25.           Nous alléguons que l'équité n'exigeait pas que l'agente des visas divulgue à la demanderesse la note de service sur l'évaluation des études. Cette note de service ne provient pas d'une source externe. De plus, elle contient des renseignements qui sont du domaine public - quelles institutions de Hong Kong peuvent délivrer des diplômes. Finalement, une telle divulgation n'aurait pas permis à la demanderesse de répondre aux préoccupations de l'agente des visas - savoir que le Collège ne pouvait délivrer des diplômes à Hong Kong n'aurait pas permis à la demanderesse de convaincre l'agente des visas qu'il le pouvait. La préoccupation de l'agente des visas était de nature telle que la demanderesse ne pouvait rien avancer qui aurait réglé la question.

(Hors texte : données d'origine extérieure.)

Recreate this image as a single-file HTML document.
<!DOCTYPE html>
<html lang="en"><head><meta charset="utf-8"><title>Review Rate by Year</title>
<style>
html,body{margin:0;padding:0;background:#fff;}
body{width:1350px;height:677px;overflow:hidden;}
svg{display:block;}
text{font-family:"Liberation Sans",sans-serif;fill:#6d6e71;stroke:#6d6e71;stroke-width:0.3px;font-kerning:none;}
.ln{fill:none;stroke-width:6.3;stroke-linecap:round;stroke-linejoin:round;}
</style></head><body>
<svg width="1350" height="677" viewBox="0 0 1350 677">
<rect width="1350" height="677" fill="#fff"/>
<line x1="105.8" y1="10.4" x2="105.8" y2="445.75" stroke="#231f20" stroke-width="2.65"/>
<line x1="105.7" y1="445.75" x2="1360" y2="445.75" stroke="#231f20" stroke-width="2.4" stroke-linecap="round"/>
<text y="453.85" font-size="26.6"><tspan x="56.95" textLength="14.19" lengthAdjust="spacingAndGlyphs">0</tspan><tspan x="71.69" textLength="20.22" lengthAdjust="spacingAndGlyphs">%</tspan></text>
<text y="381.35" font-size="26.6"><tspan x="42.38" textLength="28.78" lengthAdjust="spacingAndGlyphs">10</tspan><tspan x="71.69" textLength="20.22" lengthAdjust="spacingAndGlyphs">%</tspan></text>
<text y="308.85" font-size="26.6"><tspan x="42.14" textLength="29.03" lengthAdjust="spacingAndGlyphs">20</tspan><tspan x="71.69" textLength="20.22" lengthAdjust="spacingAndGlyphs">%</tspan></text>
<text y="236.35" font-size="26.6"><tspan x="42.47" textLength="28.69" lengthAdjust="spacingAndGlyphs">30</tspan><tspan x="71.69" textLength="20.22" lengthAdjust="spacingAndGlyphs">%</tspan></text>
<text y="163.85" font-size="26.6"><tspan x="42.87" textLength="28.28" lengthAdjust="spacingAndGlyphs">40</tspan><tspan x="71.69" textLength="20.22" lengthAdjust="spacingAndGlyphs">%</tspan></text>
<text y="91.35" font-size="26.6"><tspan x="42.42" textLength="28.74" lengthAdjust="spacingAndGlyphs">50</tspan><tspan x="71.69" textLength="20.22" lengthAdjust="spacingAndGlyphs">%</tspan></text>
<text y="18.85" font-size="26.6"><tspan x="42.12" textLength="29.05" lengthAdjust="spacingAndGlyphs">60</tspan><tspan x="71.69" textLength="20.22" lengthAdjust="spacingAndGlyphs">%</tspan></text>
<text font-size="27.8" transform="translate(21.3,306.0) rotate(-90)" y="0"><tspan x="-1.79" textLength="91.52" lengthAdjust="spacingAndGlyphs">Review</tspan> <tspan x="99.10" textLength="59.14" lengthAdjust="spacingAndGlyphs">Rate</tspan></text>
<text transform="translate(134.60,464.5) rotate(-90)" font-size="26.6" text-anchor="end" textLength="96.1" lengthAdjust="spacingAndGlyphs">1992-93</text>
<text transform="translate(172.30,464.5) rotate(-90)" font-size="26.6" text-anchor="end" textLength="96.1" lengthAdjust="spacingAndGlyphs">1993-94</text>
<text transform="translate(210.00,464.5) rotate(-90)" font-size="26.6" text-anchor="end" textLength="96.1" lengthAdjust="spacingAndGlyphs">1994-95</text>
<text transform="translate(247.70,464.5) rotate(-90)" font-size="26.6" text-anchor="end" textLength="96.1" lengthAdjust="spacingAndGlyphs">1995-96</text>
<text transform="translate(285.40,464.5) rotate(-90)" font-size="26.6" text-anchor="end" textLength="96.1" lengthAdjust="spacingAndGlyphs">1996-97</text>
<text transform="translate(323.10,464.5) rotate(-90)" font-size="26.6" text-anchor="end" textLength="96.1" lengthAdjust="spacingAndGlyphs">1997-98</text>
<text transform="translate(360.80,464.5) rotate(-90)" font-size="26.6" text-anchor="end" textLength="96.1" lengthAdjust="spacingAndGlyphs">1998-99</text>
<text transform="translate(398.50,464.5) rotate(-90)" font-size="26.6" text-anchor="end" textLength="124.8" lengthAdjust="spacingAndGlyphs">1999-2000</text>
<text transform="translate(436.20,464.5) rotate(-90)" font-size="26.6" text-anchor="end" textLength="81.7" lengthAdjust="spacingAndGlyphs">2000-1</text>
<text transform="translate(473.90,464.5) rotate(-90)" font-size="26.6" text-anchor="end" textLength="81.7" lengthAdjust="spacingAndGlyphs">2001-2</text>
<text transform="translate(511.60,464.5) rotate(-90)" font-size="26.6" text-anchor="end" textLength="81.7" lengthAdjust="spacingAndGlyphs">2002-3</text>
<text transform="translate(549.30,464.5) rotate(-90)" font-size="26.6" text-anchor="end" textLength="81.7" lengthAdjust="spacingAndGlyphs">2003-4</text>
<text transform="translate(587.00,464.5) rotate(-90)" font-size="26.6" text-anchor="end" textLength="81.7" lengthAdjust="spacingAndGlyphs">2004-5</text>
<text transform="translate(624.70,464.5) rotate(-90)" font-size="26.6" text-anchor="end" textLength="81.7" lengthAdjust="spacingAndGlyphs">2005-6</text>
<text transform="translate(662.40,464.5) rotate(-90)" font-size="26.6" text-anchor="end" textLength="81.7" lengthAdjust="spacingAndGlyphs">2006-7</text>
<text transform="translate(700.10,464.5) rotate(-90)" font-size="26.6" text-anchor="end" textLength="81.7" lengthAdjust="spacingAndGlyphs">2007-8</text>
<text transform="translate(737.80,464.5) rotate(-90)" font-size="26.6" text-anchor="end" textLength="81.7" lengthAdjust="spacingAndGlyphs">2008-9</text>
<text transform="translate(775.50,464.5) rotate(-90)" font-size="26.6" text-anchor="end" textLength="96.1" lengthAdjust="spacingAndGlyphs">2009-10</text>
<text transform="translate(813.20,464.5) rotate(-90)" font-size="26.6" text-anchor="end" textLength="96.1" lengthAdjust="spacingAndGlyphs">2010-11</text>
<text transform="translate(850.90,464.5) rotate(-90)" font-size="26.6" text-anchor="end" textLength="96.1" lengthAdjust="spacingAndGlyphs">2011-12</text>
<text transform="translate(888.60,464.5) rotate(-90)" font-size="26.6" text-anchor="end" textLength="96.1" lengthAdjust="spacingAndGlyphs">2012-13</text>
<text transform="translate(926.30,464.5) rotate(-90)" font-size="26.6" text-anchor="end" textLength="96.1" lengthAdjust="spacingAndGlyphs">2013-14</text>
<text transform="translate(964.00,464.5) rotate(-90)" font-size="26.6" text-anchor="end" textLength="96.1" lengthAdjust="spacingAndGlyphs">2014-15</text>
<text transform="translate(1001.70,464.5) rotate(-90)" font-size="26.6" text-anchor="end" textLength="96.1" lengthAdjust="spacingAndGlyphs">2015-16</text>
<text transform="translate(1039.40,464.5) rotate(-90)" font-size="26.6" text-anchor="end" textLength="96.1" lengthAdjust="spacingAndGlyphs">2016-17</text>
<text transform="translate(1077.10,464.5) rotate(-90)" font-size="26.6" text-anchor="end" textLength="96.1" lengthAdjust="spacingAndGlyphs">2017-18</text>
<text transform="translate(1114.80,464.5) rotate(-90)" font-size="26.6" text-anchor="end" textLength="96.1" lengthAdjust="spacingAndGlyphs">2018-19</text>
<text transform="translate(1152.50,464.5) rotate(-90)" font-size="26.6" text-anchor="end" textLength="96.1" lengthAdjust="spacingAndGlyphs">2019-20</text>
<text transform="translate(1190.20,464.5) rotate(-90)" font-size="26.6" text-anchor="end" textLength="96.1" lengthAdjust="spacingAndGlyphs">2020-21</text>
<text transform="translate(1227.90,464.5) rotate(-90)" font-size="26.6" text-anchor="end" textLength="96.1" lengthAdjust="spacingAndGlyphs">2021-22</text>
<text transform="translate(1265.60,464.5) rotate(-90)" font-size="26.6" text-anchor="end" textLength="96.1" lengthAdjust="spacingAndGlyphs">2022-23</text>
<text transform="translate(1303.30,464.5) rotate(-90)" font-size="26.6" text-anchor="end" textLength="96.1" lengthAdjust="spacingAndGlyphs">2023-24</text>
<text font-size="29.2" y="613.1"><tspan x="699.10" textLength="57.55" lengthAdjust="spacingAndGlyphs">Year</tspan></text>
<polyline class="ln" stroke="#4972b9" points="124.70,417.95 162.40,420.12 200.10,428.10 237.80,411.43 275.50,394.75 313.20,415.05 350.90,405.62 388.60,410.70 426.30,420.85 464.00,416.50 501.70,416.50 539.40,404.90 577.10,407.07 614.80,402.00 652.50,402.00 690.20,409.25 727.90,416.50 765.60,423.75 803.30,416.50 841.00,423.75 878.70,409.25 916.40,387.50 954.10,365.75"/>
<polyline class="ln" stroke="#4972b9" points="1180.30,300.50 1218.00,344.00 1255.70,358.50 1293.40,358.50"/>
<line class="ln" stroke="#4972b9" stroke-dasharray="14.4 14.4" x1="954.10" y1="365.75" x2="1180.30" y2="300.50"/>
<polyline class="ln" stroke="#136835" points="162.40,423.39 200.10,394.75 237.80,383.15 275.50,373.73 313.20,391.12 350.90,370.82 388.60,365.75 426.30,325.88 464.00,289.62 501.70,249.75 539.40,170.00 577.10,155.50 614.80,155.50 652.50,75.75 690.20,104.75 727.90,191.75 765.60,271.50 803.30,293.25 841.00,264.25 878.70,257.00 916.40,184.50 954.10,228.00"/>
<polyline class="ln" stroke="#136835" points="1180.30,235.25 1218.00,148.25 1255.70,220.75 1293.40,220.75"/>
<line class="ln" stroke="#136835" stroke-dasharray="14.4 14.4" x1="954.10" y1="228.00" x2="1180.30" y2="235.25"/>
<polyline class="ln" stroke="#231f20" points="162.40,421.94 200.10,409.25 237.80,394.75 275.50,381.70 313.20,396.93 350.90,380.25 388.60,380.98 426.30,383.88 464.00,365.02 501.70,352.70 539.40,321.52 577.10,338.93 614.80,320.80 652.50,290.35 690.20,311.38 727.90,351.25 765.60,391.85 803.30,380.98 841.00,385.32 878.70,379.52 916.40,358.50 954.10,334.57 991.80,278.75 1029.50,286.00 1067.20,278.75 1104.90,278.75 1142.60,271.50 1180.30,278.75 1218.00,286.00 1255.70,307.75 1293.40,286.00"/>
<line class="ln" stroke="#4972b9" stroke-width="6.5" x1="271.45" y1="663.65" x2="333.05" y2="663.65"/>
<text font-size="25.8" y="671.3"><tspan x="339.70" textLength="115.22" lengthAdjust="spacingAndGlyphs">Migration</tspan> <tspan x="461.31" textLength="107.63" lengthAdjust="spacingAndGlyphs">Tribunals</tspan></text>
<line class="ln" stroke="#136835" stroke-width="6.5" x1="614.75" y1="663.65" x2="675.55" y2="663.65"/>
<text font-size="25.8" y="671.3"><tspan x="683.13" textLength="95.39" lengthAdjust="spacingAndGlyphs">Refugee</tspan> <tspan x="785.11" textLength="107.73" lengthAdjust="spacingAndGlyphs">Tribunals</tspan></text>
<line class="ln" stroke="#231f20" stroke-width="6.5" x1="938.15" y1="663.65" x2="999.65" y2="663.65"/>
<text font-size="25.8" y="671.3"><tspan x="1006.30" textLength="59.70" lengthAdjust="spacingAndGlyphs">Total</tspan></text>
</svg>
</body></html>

[26]            Pour ces motifs, la demande de contrôle judiciaire est accueillie. La décision de l'agente désignée Judyanna Ng, datée du 9 avril 1999, est annulée et la question est renvoyée à un agent différent pour nouvel examen. Il n'y aura pas de dépens.

« Marc Nadon »

Juge

OTTAWA (Ontario)

Le 15 décembre 2000

Traduction certifiée conforme

Suzanne M. Gauthier, LL.L., Trad. a.


COUR FÉDÉRALE DU CANADA

SECTION DE PREMIÈRE INSTANCE

                       AVOCATS INSCRITS AU DOSSIER

No DU GREFFE :                                             IMM-2397-99

INTITULÉ DE LA CAUSE :                          Yan Yan Woo

c.

Le ministre de la Citoyenneté et de l'Immigration

LIEU DE L'AUDIENCE :                                Toronto (Ontario)

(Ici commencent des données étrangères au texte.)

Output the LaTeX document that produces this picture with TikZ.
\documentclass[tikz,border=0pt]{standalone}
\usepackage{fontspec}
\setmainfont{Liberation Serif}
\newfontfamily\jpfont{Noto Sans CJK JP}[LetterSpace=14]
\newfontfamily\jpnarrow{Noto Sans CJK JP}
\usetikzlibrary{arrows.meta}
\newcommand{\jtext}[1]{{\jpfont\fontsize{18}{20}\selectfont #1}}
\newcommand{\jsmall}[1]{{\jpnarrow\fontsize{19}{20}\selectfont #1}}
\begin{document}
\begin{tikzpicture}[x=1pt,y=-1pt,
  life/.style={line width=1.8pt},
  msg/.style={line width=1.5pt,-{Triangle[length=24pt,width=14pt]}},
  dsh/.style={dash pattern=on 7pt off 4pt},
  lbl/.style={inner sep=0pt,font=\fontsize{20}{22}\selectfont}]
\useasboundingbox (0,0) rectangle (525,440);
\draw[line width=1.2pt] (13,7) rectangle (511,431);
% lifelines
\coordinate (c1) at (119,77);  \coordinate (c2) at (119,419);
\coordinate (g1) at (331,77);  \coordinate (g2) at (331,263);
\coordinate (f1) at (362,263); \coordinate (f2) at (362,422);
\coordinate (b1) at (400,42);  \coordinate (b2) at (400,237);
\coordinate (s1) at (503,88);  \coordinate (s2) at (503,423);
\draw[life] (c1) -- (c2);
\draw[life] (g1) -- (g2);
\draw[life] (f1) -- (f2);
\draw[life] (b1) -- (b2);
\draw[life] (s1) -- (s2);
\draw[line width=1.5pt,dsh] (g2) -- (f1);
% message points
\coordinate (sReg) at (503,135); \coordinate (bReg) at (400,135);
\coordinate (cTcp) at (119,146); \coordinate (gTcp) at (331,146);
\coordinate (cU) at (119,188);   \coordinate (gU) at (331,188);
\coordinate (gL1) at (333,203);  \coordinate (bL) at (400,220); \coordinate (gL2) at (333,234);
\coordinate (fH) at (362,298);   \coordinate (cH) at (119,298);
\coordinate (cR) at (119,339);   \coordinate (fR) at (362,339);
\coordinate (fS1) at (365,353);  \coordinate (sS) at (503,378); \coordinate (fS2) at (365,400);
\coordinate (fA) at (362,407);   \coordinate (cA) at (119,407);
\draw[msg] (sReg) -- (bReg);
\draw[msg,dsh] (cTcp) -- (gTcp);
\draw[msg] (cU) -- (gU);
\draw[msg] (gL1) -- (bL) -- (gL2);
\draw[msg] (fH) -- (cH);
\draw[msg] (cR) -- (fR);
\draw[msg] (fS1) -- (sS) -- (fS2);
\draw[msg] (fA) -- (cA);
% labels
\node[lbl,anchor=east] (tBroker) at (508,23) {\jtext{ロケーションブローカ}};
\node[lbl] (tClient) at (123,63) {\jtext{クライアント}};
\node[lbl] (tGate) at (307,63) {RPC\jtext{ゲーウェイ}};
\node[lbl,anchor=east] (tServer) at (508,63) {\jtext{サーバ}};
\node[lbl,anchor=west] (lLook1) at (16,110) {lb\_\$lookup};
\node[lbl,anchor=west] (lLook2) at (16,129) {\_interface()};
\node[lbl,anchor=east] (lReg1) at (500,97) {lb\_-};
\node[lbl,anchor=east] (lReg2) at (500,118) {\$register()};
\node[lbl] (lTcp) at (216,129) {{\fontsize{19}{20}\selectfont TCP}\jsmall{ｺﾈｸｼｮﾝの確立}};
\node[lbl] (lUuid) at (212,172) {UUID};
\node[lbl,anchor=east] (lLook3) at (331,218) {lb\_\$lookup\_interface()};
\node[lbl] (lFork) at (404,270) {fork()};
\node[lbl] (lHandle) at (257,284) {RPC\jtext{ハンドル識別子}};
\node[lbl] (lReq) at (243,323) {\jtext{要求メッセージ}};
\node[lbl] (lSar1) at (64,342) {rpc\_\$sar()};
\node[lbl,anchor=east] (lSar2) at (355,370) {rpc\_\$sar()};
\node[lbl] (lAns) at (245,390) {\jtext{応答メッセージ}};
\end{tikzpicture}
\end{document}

DATE DE L'AUDIENCE :                              le 24 août 2000

MOTIFS DE L'ORDONNANCE PAR :      MONSIEUR LE JUGE NADON

DATE DES MOTIFS :                                     le 15 décembre 2000

ONT COMPARU

M. Cecil Rotenberg                                              POUR LA DEMANDERESSE

M. Martin E. Anderson                                        POUR LE DÉFENDEUR

AVOCATS INSCRITS AU DOSSIER

M. Cecil Rotenberg                                              POUR LA DEMANDERESSE

Toronto (Ontario)

M. Morris Rosenberg                                           POUR LE DÉFENDEUR

Sous-procureur général du Canada


Date : 20001215

Dossier : IMM-2397-99

OTTAWA (ONTARIO), LE 15 DÉCEMBRE 2000

EN PRÉSENCE DE MONSIEUR LE JUGE NADON

ENTRE :

                                           YAN YAN WOO

                                                                                          demanderesse

                                                         et

LE MINISTRE DE LA CITOYENNETÉ ET DE L'IMMIGRATION

                                                                                                  défendeur

                                           ORDONNANCE

La demande de contrôle judiciaire est accueillie. La décision de l'agente désignée Judyanna Ng, datée du 9 avril 1999, est annulée. La demande et le dossier de la demanderesse sont renvoyés à un agent des visas différent pour nouvel examen et décision.

« Marc Nadon »

Juge

Traduction certifiée conforme

Suzanne M. Gauthier, LL.L., Trad. a.